In anticipation
"If we are inclined to forget how much there is in the world besides that which we anticipate, then works of art are perhaps a little to blame, for in them we find the same process of simplification or selection at work as in the imagination. Artistic accounts involve severe abbreviations of what reality will force upon us. A travel book may tell us, for example, that a narrator journeyed through the afternoon to reach the hill town of X and, after a night in its medieval monastery, awoke to a misty dawn. But we never simply journey through an afternoon. We sit in a train. Lunch digests awkwardly within us. The seat cloth is grey. We look out of the window at a field.
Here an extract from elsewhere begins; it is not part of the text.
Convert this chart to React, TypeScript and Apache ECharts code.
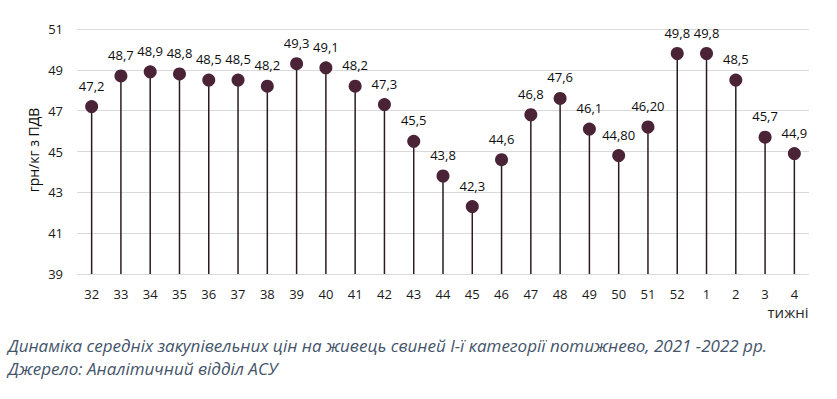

We look back inside. A drum of anxieties revolves in consciousness...It starts to rain. A drop wends a muddy path down the dust-coated window. We wonder where the ticket might be...It continues to rain. At last the train starts to move...A fly lands on the window. And still we might only have reached the end of the first minute of a comprehensive account of the events lurking within the deceptive sentence 'he journeyed through the afternoon'."
--- The Art of Travel by Alain de Botton
For the past 90 minutes, I was googling about Lucerne, a place in Central Switzerland where I will be flying to in 72 hours and staying for 9 days. I read about all the tourists spots and all the where-to's and what-to's and must-do's. As "Exploring Lucerne - tourists' tips #149" appeared on my computer screen, the above words by Mr de Botton hit me.